Exactly the lines from the line with "Output the web" to the line with "seriesX[i].map((x, j) =>" should be extracted, both included, with no other lines.

» **EXERCISE MATERIALS**:

╭──

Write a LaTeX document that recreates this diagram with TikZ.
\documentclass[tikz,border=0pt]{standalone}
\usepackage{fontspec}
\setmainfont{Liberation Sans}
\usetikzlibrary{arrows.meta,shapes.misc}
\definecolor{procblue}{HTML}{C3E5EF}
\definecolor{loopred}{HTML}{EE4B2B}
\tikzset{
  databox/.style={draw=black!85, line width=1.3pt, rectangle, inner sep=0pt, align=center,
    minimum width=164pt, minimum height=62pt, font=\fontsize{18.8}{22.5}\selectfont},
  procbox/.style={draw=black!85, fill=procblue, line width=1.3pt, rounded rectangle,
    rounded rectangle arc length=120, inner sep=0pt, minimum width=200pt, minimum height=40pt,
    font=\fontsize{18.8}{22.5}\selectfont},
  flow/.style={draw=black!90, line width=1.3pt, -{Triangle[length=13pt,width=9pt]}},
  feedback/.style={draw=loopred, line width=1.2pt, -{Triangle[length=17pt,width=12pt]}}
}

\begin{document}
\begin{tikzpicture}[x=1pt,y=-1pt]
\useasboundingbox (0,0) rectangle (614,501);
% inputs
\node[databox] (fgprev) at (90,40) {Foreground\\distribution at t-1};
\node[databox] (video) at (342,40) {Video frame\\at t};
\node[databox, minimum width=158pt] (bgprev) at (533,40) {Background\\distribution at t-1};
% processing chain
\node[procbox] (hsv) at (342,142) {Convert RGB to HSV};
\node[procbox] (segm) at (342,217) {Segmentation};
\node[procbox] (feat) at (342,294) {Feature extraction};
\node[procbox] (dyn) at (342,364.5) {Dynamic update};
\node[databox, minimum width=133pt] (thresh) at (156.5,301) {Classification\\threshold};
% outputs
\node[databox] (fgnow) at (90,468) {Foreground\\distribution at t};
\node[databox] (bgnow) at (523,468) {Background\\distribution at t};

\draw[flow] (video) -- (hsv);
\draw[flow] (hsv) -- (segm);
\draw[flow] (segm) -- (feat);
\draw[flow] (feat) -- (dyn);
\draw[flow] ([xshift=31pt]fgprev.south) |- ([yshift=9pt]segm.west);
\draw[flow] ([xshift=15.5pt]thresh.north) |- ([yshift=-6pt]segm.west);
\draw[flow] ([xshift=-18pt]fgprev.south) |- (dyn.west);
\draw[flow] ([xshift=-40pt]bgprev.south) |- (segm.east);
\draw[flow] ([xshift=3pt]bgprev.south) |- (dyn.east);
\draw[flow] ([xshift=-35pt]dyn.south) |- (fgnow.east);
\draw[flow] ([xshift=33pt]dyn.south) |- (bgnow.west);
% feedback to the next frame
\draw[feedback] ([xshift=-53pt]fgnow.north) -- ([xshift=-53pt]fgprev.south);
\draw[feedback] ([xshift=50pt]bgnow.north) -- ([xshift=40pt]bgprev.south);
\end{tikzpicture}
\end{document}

╰──
╭──

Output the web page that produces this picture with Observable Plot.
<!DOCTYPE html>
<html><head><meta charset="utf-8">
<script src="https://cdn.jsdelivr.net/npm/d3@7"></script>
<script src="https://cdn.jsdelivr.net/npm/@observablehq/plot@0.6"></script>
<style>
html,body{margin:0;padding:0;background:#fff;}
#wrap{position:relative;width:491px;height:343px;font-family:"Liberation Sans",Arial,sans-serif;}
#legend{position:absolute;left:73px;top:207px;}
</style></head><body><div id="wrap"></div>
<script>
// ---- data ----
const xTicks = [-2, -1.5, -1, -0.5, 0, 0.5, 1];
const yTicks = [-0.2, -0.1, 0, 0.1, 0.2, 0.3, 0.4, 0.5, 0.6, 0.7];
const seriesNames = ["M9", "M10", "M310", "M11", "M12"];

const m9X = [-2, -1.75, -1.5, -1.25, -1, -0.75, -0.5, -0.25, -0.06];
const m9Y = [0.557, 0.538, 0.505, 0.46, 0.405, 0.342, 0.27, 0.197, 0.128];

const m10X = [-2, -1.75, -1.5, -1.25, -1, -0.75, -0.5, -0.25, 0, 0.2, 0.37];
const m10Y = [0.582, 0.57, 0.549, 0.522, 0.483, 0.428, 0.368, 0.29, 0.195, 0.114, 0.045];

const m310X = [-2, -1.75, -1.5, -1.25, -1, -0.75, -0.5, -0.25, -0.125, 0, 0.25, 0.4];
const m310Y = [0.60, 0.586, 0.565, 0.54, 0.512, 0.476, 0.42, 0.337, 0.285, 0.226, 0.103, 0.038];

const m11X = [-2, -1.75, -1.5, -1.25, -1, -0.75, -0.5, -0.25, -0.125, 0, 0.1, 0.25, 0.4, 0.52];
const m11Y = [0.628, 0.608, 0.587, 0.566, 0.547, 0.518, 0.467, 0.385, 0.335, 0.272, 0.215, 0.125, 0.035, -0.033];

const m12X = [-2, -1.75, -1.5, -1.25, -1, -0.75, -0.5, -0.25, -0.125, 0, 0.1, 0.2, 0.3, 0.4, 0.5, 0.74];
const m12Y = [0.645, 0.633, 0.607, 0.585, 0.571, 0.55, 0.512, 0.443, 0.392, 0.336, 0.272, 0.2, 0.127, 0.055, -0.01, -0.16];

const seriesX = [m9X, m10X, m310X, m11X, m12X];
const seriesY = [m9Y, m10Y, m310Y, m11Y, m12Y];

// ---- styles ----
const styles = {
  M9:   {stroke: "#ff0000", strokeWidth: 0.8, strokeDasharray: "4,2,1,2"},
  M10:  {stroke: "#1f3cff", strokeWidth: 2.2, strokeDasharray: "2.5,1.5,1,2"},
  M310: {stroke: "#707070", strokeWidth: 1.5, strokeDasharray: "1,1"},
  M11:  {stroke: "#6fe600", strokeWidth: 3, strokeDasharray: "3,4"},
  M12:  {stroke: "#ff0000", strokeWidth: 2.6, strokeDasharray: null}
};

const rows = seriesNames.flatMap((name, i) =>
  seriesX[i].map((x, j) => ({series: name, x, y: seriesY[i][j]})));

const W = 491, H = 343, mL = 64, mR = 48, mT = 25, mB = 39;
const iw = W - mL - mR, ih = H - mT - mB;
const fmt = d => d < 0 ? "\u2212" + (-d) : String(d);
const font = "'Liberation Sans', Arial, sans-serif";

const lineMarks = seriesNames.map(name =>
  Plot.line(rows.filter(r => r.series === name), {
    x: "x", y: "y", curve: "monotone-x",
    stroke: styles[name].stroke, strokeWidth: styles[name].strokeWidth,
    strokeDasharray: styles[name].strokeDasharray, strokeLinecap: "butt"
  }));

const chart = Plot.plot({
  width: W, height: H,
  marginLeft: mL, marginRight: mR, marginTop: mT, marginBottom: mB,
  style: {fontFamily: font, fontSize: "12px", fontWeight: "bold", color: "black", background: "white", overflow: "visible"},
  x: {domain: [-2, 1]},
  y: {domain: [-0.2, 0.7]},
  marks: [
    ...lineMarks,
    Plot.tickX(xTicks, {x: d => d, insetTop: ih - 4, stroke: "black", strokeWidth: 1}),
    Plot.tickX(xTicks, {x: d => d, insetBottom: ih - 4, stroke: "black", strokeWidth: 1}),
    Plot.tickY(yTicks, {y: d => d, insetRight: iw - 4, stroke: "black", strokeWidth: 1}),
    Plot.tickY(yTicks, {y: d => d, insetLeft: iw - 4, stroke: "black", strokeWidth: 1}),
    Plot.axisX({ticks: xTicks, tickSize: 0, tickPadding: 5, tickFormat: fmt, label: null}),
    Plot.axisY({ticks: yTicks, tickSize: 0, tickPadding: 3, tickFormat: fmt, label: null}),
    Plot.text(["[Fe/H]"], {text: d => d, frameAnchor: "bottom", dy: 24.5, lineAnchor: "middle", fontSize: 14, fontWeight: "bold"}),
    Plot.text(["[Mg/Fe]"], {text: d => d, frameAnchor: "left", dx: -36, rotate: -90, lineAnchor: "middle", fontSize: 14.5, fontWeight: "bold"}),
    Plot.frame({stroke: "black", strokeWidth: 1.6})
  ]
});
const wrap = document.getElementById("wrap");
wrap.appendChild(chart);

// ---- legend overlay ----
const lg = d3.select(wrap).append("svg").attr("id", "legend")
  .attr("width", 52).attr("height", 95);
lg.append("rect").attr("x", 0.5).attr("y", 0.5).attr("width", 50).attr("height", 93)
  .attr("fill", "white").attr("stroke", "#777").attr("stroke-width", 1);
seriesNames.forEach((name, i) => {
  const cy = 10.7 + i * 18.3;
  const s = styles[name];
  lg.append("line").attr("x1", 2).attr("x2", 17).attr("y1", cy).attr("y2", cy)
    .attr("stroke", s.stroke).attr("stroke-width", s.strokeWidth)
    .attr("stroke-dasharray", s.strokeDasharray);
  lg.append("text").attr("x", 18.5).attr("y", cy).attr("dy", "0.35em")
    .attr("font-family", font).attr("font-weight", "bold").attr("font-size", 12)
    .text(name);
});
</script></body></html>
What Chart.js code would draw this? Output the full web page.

╰──

» **EXERCISE RESULT**:
Output the web page that produces this picture with Observable Plot.
<!DOCTYPE html>
<html><head><meta charset="utf-8">
<script src="https://cdn.jsdelivr.net/npm/d3@7"></script>
<script src="https://cdn.jsdelivr.net/npm/@observablehq/plot@0.6"></script>
<style>
html,body{margin:0;padding:0;background:#fff;}
#wrap{position:relative;width:491px;height:343px;font-family:"Liberation Sans",Arial,sans-serif;}
#legend{position:absolute;left:73px;top:207px;}
</style></head><body><div id="wrap"></div>
<script>
// ---- data ----
const xTicks = [-2, -1.5, -1, -0.5, 0, 0.5, 1];
const yTicks = [-0.2, -0.1, 0, 0.1, 0.2, 0.3, 0.4, 0.5, 0.6, 0.7];
const seriesNames = ["M9", "M10", "M310", "M11", "M12"];

const m9X = [-2, -1.75, -1.5, -1.25, -1, -0.75, -0.5, -0.25, -0.06];
const m9Y = [0.557, 0.538, 0.505, 0.46, 0.405, 0.342, 0.27, 0.197, 0.128];

const m10X = [-2, -1.75, -1.5, -1.25, -1, -0.75, -0.5, -0.25, 0, 0.2, 0.37];
const m10Y = [0.582, 0.57, 0.549, 0.522, 0.483, 0.428, 0.368, 0.29, 0.195, 0.114, 0.045];

const m310X = [-2, -1.75, -1.5, -1.25, -1, -0.75, -0.5, -0.25, -0.125, 0, 0.25, 0.4];
const m310Y = [0.60, 0.586, 0.565, 0.54, 0.512, 0.476, 0.42, 0.337, 0.285, 0.226, 0.103, 0.038];

const m11X = [-2, -1.75, -1.5, -1.25, -1, -0.75, -0.5, -0.25, -0.125, 0, 0.1, 0.25, 0.4, 0.52];
const m11Y = [0.628, 0.608, 0.587, 0.566, 0.547, 0.518, 0.467, 0.385, 0.335, 0.272, 0.215, 0.125, 0.035, -0.033];

const m12X = [-2, -1.75, -1.5, -1.25, -1, -0.75, -0.5, -0.25, -0.125, 0, 0.1, 0.2, 0.3, 0.4, 0.5, 0.74];
const m12Y = [0.645, 0.633, 0.607, 0.585, 0.571, 0.55, 0.512, 0.443, 0.392, 0.336, 0.272, 0.2, 0.127, 0.055, -0.01, -0.16];

const seriesX = [m9X, m10X, m310X, m11X, m12X];
const seriesY = [m9Y, m10Y, m310Y, m11Y, m12Y];

// ---- styles ----
const styles = {
  M9:   {stroke: "#ff0000", strokeWidth: 0.8, strokeDasharray: "4,2,1,2"},
  M10:  {stroke: "#1f3cff", strokeWidth: 2.2, strokeDasharray: "2.5,1.5,1,2"},
  M310: {stroke: "#707070", strokeWidth: 1.5, strokeDasharray: "1,1"},
  M11:  {stroke: "#6fe600", strokeWidth: 3, strokeDasharray: "3,4"},
  M12:  {stroke: "#ff0000", strokeWidth: 2.6, strokeDasharray: null}
};

const rows = seriesNames.flatMap((name, i) =>
  seriesX[i].map((x, j) => ({series: name, x, y: seriesY[i][j]})));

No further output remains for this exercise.